Le Roy mayor takes responsibility for paving of apparently privately owned road
Mayor Greg Rogers is taking responsibility for an alleged illegal paving of a privately owned road that connects Robbins Road with the Presidential Acres subdivision in the Village of Le Roy.
At the beginning of the month the village received a letter from Amy Kendall, an attorney representing some of the residents of Presidential Acres, notifying trustees that in the attorney's view, the village has illegally spent at least $48,000 on paving and maintaining a road owned by local developer and businessman Pete McQuillen.
At Wednesday's village board meeting, Rogers said he supported the project to go forward because he thought the village already owned the land that extended Fillmore Road to Robbins Road.
That is apparently not the case, though a village attorney is researching it further.
"This has been a very confusing, very cloudy track for the whole time, for the whole thing," Rogers said. "I did a lot of research and talked with a lot of people. We're not going to throw anybody under the bus here, except myself, because this is my bus and if it happens on my shift, it's my responsibility."
He then called on former mayor Sid Horgan to share what he recalled about the ownership of that part of Fillmore Road, and Horgan said he remembered the village board passing a resolution accepting ownership of the roadway.
"I never went out and measured it," Horgan said. "I relied on other people."
Roger Lander, who was public works director in 1991 for the village, said it was his understanding then that the roadway was planned as an eventual village road. The sewer and water connections were put in. Two houses on the corner were originally built to have their front entrance on Fillmore Road rather than Robbins Road.
The village paid to have Fillmore paved, and curbs put in, a year ago. The village has been maintaining the road, including plowing in the winter.
Kendall calls these expenditures an unconstitutional gift of taxpayer funds to a private party. She said if the village doesn't recover the expenditures from McQuillen, then the trustees would be individually liable, under state law, for the funds.
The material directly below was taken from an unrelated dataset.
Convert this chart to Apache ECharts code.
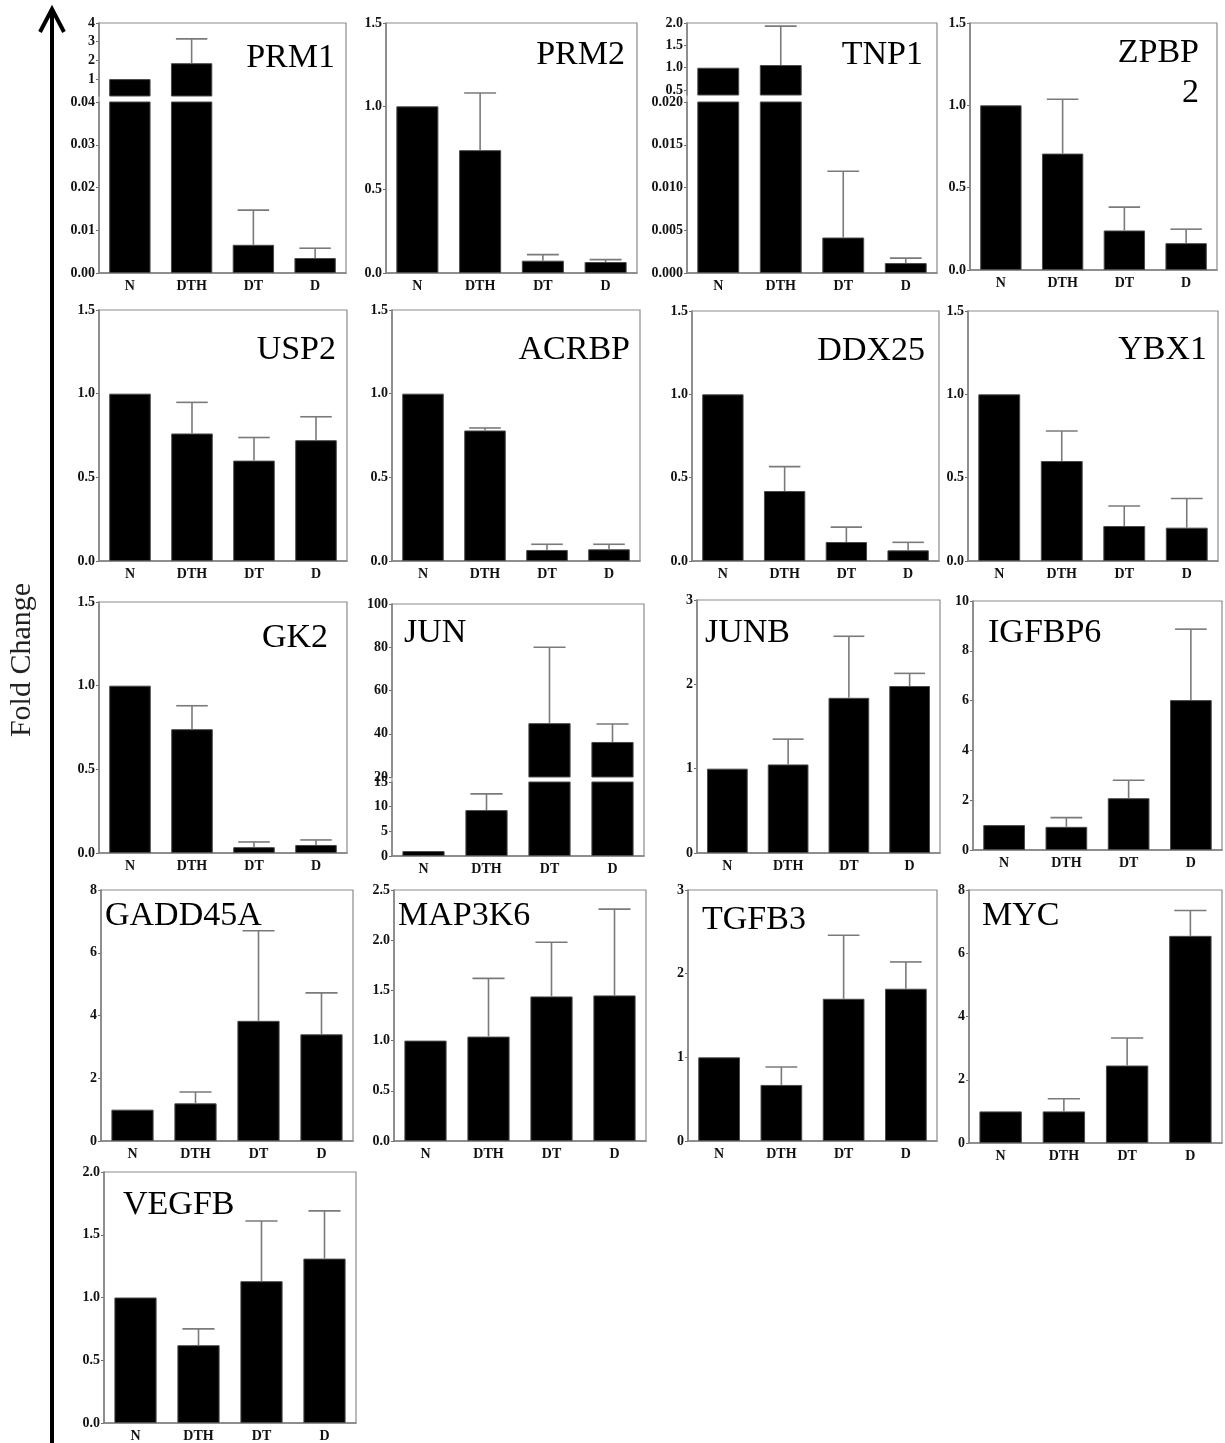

McQuillen has built duplexes off Fillmore Road, and those duplexes are now occupied.
The attorney's letter suggests those duplexes were built illegally because Fillmore wasn't a village-owned, dedicated road.
Presidential Acres residents are already embroiled in a lawsuit against McQuillen and the village over construction of the duplexes.
While Rogers said he didn't know the land was privately owned, the attorney's letter says that Presidential Acres resident David Boyce spoke with village officials about it Oct. 23, 2013.
The letter also states that at a May 15, 2012 planning board meeting, McQuillen said that it was "the developer's responsibility to finish the street and that's my intent," and that it was his intent "to put curbs and pavement in there this year." The letter states, "Therefore, both the developer and the village were on notice that McQuillen owned the roads and was responsible for paving them prior to dedication."
Rogers said it's his intention to make the situation right.
"By all means, I'm taking full responsibility for the whole thing," Rogers said. "My plan is to go forward and seek reimbursement from the developer. We have two houses on the street. There are people there who are citizens of Le Roy and they deserve all the services of the village. We'll try to work out some kind of negotiations with the developer to recoup what we may have put in for the road and in turn finish the road so the street can be dedicated and we can provide the residents with snow plowing and emergency services and all the things they deserve."